■ WHAT YOU NEED TO DO:
Can you copy out the data exactly? Leave the images out.

■ PROVIDED DATA:
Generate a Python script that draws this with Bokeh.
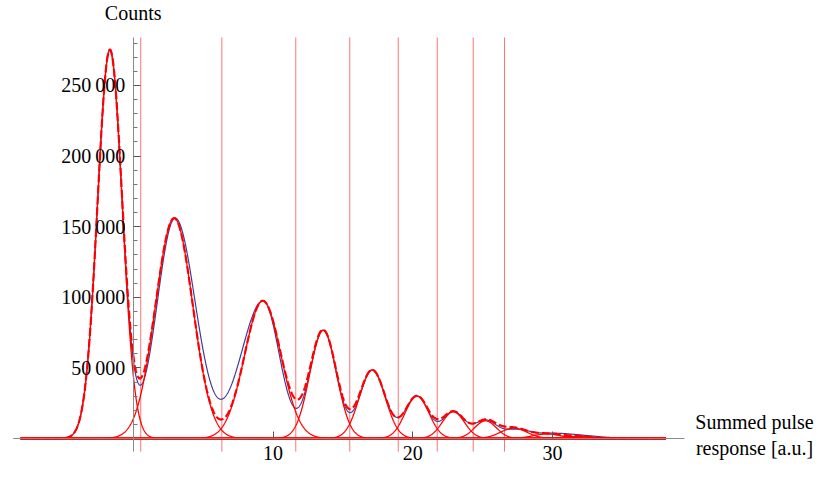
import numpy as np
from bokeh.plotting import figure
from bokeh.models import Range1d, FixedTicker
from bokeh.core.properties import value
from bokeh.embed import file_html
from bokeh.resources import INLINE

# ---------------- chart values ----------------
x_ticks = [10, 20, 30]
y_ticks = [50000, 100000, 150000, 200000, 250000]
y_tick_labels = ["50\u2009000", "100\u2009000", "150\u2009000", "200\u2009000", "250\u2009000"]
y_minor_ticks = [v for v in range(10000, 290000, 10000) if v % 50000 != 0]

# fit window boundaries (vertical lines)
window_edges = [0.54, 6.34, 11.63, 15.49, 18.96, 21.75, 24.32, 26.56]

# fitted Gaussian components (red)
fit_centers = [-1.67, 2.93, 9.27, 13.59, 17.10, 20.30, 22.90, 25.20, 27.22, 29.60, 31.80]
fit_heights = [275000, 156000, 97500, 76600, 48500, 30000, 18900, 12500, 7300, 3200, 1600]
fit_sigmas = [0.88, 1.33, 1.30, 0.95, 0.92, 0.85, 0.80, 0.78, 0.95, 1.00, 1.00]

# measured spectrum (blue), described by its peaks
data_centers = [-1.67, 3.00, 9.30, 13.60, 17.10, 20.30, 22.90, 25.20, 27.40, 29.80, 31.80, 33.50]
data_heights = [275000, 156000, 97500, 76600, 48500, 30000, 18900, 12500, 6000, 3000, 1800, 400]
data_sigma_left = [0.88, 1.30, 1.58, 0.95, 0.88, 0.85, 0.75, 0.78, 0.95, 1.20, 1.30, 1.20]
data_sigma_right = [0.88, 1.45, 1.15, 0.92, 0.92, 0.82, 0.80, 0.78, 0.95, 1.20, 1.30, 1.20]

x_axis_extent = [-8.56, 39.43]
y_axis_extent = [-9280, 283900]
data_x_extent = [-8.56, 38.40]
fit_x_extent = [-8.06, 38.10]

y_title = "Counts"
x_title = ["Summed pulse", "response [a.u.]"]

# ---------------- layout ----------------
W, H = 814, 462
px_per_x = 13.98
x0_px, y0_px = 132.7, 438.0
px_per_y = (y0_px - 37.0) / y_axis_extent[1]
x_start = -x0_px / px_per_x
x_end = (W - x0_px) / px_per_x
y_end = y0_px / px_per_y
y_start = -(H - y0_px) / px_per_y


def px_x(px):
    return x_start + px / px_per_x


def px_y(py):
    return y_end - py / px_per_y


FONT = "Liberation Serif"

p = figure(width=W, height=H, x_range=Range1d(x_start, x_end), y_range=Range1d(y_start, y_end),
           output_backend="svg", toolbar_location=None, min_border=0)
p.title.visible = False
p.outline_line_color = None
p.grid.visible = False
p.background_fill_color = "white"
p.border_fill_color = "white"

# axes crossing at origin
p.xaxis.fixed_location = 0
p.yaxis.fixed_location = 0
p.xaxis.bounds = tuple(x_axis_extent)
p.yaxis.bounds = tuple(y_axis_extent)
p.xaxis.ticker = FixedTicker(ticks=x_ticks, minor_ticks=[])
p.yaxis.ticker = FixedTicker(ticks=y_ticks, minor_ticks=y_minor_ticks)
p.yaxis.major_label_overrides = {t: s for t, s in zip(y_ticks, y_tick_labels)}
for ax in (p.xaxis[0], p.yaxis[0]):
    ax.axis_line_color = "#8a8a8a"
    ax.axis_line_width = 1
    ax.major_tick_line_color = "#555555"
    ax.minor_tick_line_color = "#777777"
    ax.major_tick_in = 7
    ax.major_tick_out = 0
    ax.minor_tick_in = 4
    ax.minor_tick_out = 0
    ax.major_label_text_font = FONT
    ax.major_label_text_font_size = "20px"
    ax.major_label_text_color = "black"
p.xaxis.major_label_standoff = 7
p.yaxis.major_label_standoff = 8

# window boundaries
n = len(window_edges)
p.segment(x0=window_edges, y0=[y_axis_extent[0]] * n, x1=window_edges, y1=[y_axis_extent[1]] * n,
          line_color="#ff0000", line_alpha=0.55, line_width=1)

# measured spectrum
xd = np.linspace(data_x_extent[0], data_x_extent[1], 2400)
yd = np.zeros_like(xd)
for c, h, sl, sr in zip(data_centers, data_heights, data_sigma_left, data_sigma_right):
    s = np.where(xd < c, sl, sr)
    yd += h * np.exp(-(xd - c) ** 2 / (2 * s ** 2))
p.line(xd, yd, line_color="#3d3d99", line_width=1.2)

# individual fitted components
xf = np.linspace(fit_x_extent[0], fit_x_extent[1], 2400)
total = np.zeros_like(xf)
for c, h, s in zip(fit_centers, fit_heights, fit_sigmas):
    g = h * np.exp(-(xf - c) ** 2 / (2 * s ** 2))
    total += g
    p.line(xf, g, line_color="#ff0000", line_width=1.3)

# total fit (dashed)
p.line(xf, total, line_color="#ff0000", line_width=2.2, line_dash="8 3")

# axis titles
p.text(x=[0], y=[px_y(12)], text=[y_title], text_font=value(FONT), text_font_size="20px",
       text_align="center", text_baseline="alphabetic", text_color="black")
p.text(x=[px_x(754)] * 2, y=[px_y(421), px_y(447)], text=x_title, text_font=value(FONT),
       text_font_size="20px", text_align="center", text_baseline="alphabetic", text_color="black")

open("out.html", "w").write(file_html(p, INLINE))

■ TASK SOLUTION:
Generate a Python script that draws this with Bokeh.
import numpy as np
from bokeh.plotting import figure
from bokeh.models import Range1d, FixedTicker
from bokeh.core.properties import value
from bokeh.embed import file_html
from bokeh.resources import INLINE

# ---------------- chart values ----------------
x_ticks = [10, 20, 30]
y_ticks = [50000, 100000, 150000, 200000, 250000]
y_tick_labels = ["50\u2009000", "100\u2009000", "150\u2009000", "200\u2009000", "250\u2009000"]
y_minor_ticks = [v for v in range(10000, 290000, 10000) if v % 50000 != 0]

# fit window boundaries (vertical lines)
window_edges = [0.54, 6.34, 11.63, 15.49, 18.96, 21.75, 24.32, 26.56]

# fitted Gaussian components (red)
fit_centers = [-1.67, 2.93, 9.27, 13.59, 17.10, 20.30, 22.90, 25.20, 27.22, 29.60, 31.80]
fit_heights = [275000, 156000, 97500, 76600, 48500, 30000, 18900, 12500, 7300, 3200, 1600]
fit_sigmas = [0.88, 1.33, 1.30, 0.95, 0.92, 0.85, 0.80, 0.78, 0.95, 1.00, 1.00]

# measured spectrum (blue), described by its peaks
data_centers = [-1.67, 3.00, 9.30, 13.60, 17.10, 20.30, 22.90, 25.20, 27.40, 29.80, 31.80, 33.50]
data_heights = [275000, 156000, 97500, 76600, 48500, 30000, 18900, 12500, 6000, 3000, 1800, 400]
data_sigma_left = [0.88, 1.30, 1.58, 0.95, 0.88, 0.85, 0.75, 0.78, 0.95, 1.20, 1.30, 1.20]
data_sigma_right = [0.88, 1.45, 1.15, 0.92, 0.92, 0.82, 0.80, 0.78, 0.95, 1.20, 1.30, 1.20]

x_axis_extent = [-8.56, 39.43]
y_axis_extent = [-9280, 283900]
data_x_extent = [-8.56, 38.40]
fit_x_extent = [-8.06, 38.10]

y_title = "Counts"
x_title = ["Summed pulse", "response [a.u.]"]

# ---------------- layout ----------------
W, H = 814, 462
px_per_x = 13.98
x0_px, y0_px = 132.7, 438.0
px_per_y = (y0_px - 37.0) / y_axis_extent[1]
x_start = -x0_px / px_per_x
x_end = (W - x0_px) / px_per_x
y_end = y0_px / px_per_y
y_start = -(H - y0_px) / px_per_y


def px_x(px):
    return x_start + px / px_per_x


def px_y(py):
    return y_end - py / px_per_y


FONT = "Liberation Serif"

p = figure(width=W, height=H, x_range=Range1d(x_start, x_end), y_range=Range1d(y_start, y_end),
           output_backend="svg", toolbar_location=None, min_border=0)
p.title.visible = False
p.outline_line_color = None
p.grid.visible = False
p.background_fill_color = "white"
p.border_fill_color = "white"

# axes crossing at origin
p.xaxis.fixed_location = 0
p.yaxis.fixed_location = 0
p.xaxis.bounds = tuple(x_axis_extent)
p.yaxis.bounds = tuple(y_axis_extent)
p.xaxis.ticker = FixedTicker(ticks=x_ticks, minor_ticks=[])
p.yaxis.ticker = FixedTicker(ticks=y_ticks, minor_ticks=y_minor_ticks)
p.yaxis.major_label_overrides = {t: s for t, s in zip(y_ticks, y_tick_labels)}
for ax in (p.xaxis[0], p.yaxis[0]):
    ax.axis_line_color = "#8a8a8a"
    ax.axis_line_width = 1
    ax.major_tick_line_color = "#555555"
    ax.minor_tick_line_color = "#777777"
    ax.major_tick_in = 7
    ax.major_tick_out = 0
    ax.minor_tick_in = 4
    ax.minor_tick_out = 0
    ax.major_label_text_font = FONT
    ax.major_label_text_font_size = "20px"
    ax.major_label_text_color = "black"
p.xaxis.major_label_standoff = 7
p.yaxis.major_label_standoff = 8

# window boundaries
n = len(window_edges)
p.segment(x0=window_edges, y0=[y_axis_extent[0]] * n, x1=window_edges, y1=[y_axis_extent[1]] * n,
          line_color="#ff0000", line_alpha=0.55, line_width=1)

# measured spectrum
xd = np.linspace(data_x_extent[0], data_x_extent[1], 2400)
yd = np.zeros_like(xd)
for c, h, sl, sr in zip(data_centers, data_heights, data_sigma_left, data_sigma_right):
    s = np.where(xd < c, sl, sr)
    yd += h * np.exp(-(xd - c) ** 2 / (2 * s ** 2))
p.line(xd, yd, line_color="#3d3d99", line_width=1.2)

# individual fitted components
xf = np.linspace(fit_x_extent[0], fit_x_extent[1], 2400)
total = np.zeros_like(xf)
for c, h, s in zip(fit_centers, fit_heights, fit_sigmas):
    g = h * np.exp(-(xf - c) ** 2 / (2 * s ** 2))
    total += g
    p.line(xf, g, line_color="#ff0000", line_width=1.3)

# total fit (dashed)
p.line(xf, total, line_color="#ff0000", line_width=2.2, line_dash="8 3")

# axis titles
p.text(x=[0], y=[px_y(12)], text=[y_title], text_font=value(FONT), text_font_size="20px",
       text_align="center", text_baseline="alphabetic", text_color="black")
p.text(x=[px_x(754)] * 2, y=[px_y(421), px_y(447)], text=x_title, text_font=value(FONT),
       text_font_size="20px", text_align="center", text_baseline="alphabetic", text_color="black")

open("out.html", "w").write(file_html(p, INLINE))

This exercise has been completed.